The overall risk position is matched by the risk coverage potential, which comprises the (forecast) after-tax profit, subscribed capital, open reserves (capital and retained earnings) and the revaluation reserve after tax. Other intangible assets such as licences to use software or internally generated software and deferred taxes are deducted from the risk coverage potential as adjustment items. The risk-bearing capability is guaranteed when utilisation of the risk coverage potential by the overall risk position of the bank stands at less than 100%. Countermeasures are initiated as soon as the utilisation level reaches the defined early warning thresholds. Corresponding early warning thresholds are also defined for each risk category.

The value-at-risk model indicates the potential loss under predominantly historically observed market conditions. In order to assess potential extreme market developments as well, we carry out additional stress tests.

Integrated stress tests that cover all the risk types are an integral part of comdirect’s risk management and ICAAP process.
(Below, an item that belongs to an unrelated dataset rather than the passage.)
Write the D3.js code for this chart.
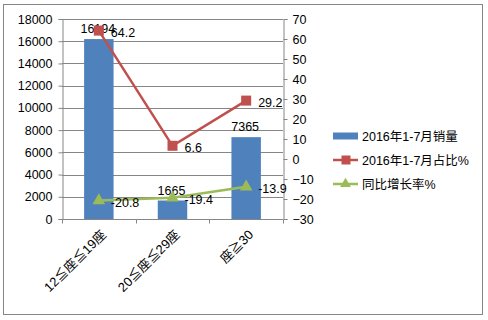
<!DOCTYPE html>
<html>
<head>
<meta charset="utf-8">
<script src="https://cdn.jsdelivr.net/npm/d3@7"></script>
<style>
	body { margin: 0; background: #fff; }
	text { font-family: "Liberation Sans", "Noto Sans CJK SC", sans-serif; font-size: 12px; fill: #000; }
</style>
</head>
<body>
<div id="chart"></div>
<script>
// data
const categories = ["12≦座≦19座", "20≦座≦29座", "座≧30"];
const sales = [16194, 1665, 7365];
const share = [64.2, 6.6, 29.2];
const growth = [-20.8, -19.4, -13.9];
const leftTicks = [0, 2000, 4000, 6000, 8000, 10000, 12000, 14000, 16000, 18000];
const rightTicks = [-30, -20, -10, 0, 10, 20, 30, 40, 50, 60, 70];
const seriesNames = ["2016年1-7月销量", "2016年1-7月占比%", "同比增长率%"];

const width = 488, height = 320;
const margin = {top: 19, right: 205, bottom: 101, left: 62};
const blue = "#4f81bd", red = "#c0504d", green = "#9bbb59", axisCol = "#868686";

let svg = d3.select("#chart")
	.append("svg")
	.attr("width", width)
	.attr("height", height);

// outer frame
svg.append("rect")
	.attr("x", 3.5).attr("y", 4.5)
	.attr("width", 479).attr("height", 310)
	.attr("fill", "none")
	.attr("stroke", axisCol);

let x = d3.scaleBand()
	.domain(categories)
	.range([margin.left, width - margin.right]);

let y = d3.scaleLinear()
	.domain([0, 18000])
	.range([height - margin.bottom, margin.top]);

let y2 = d3.scaleLinear()
	.domain([-30, 70])
	.range([height - margin.bottom, margin.top]);

const cx = d => x(d) + x.bandwidth() / 2;

// gridlines
svg.append("g")
	.selectAll("line")
	.data(leftTicks.slice(1))
	.join("line")
	.attr("x1", margin.left).attr("x2", width - margin.right)
	.attr("y1", d => Math.round(y(d)) + 0.5).attr("y2", d => Math.round(y(d)) + 0.5)
	.attr("stroke", axisCol);

// left axis
svg.append("g")
	.attr("transform", `translate(${margin.left + 0.5},0)`)
	.call(d3.axisLeft(y).tickValues(leftTicks).tickSize(4).tickPadding(6).tickFormat(d3.format("d")))
	.call(g => g.selectAll("path, line").attr("stroke", axisCol))
	.call(g => g.selectAll("text").style("font-size", "12.5px"));

// right axis
svg.append("g")
	.attr("transform", `translate(${width - margin.right + 0.5},0)`)
	.call(d3.axisRight(y2).tickValues(rightTicks).tickSize(4).tickPadding(5))
	.call(g => g.selectAll("path, line").attr("stroke", axisCol))
	.call(g => g.selectAll("text").style("font-size", "12.5px"));

// bottom axis
let gx = svg.append("g")
	.attr("transform", `translate(0,${height - margin.bottom + 0.5})`);
gx.append("line")
	.attr("x1", margin.left).attr("x2", width - margin.right)
	.attr("stroke", axisCol);
gx.selectAll(".tk")
	.data(categories.concat(["end"]))
	.join("line")
	.attr("class", "tk")
	.attr("x1", (d, i) => Math.round(i < categories.length ? x(d) : width - margin.right) + 0.5)
	.attr("x2", (d, i) => Math.round(i < categories.length ? x(d) : width - margin.right) + 0.5)
	.attr("y1", 0).attr("y2", 4)
	.attr("stroke", axisCol);
gx.selectAll(".lbl")
	.data(categories)
	.join("text")
	.attr("class", "lbl")
	.attr("text-anchor", "end")
	.attr("transform", d => `translate(${cx(d) + 8},${16}) rotate(-45)`)
	.style("font-size", "13px")
	.text(d => d);

// bars
const barW = x.bandwidth() * 0.4;
svg.append("g")
	.selectAll("rect")
	.data(sales)
	.join("rect")
	.attr("x", (d, i) => cx(categories[i]) - barW / 2)
	.attr("y", d => y(d))
	.attr("width", barW)
	.attr("height", d => y(0) - y(d))
	.attr("fill", blue);

svg.append("g")
	.selectAll("text")
	.data(sales)
	.join("text")
	.attr("x", (d, i) => cx(categories[i]) - 1)
	.attr("y", d => y(d) - 6)
	.attr("text-anchor", "middle")
	.style("font-size", "12.5px")
	.text(d => d);

// lines
let line = d3.line()
	.x((d, i) => cx(categories[i]))
	.y(d => y2(d));

svg.append("path")
	.datum(share)
	.attr("d", line)
	.attr("fill", "none")
	.attr("stroke", red)
	.attr("stroke-width", 2.5);

svg.append("g")
	.selectAll("rect")
	.data(share)
	.join("rect")
	.attr("x", (d, i) => cx(categories[i]) - 5)
	.attr("y", d => y2(d) - 5)
	.attr("width", 10).attr("height", 10)
	.attr("fill", red);

svg.append("path")
	.datum(growth)
	.attr("d", line)
	.attr("fill", "none")
	.attr("stroke", green)
	.attr("stroke-width", 2.5);

const tri = d3.symbol().type(d3.symbolTriangle).size(70);
svg.append("g")
	.selectAll("path")
	.data(growth)
	.join("path")
	.attr("transform", (d, i) => `translate(${cx(categories[i])},${y2(d)})`)
	.attr("d", tri)
	.attr("fill", green);

// point labels, to the right of each marker
[share, growth].forEach(series => {
	svg.append("g")
		.selectAll("text")
		.data(series)
		.join("text")
		.attr("x", (d, i) => cx(categories[i]) + 12)
		.attr("y", d => y2(d) + 6)
		.style("font-size", "12.5px")
		.text(d => d);
});

// legend
let legend = svg.append("g")
	.attr("transform", "translate(333,136)");
const rowGap = 24;
legend.append("rect")
	.attr("x", 0).attr("y", -3.5)
	.attr("width", 25).attr("height", 7)
	.attr("fill", blue);
legend.append("line")
	.attr("x1", 0).attr("x2", 25)
	.attr("y1", rowGap).attr("y2", rowGap)
	.attr("stroke", red).attr("stroke-width", 2.5);
legend.append("rect")
	.attr("x", 8.5).attr("y", rowGap - 4.5)
	.attr("width", 9).attr("height", 9)
	.attr("fill", red);
legend.append("line")
	.attr("x1", 0).attr("x2", 25)
	.attr("y1", rowGap * 2).attr("y2", rowGap * 2)
	.attr("stroke", green).attr("stroke-width", 2.5);
legend.append("path")
	.attr("transform", `translate(12.5,${rowGap * 2})`)
	.attr("d", d3.symbol().type(d3.symbolTriangle).size(50))
	.attr("fill", green);
legend.selectAll(".lt")
	.data(seriesNames)
	.join("text")
	.attr("class", "lt")
	.attr("x", 29)
	.attr("y", (d, i) => i * rowGap + 5)
	.style("font-size", "12.5px")
	.text(d => d);
</script>
</body>
</html>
They are used to examine the resilience of comdirect's portfolio under extreme, but plausible, scenarios that have a low probability of occurrence. To carry out the integrated stress tests, comdirect uses macroeconomic scenario analyses in accordance with MaRisk. These are applied at comdirect group level. They include all risks that are deemed material in accordance with the risk inventory carried out on a regular basis. As well as determining the economically required capital, the results of the integrated stress tests are taken into account and limited as part of the risk-bearing capability calculation.

In addition to the macroeconomic stress tests, we carry out specific stress tests for each risk type as part of operational management. These take into consideration both historical and hypothetical extreme events. The third type of stress test carried out is the inverse stress test in accordance with MaRisk. Based on the sensitivity and scenario analyses, extreme events are identified for each risk type that would jeopardise the existence of the comdirect group if they occurred. The aim of these analyses is to critically assess the results and any associated potential implications for the business model and risk management of the comdirect group.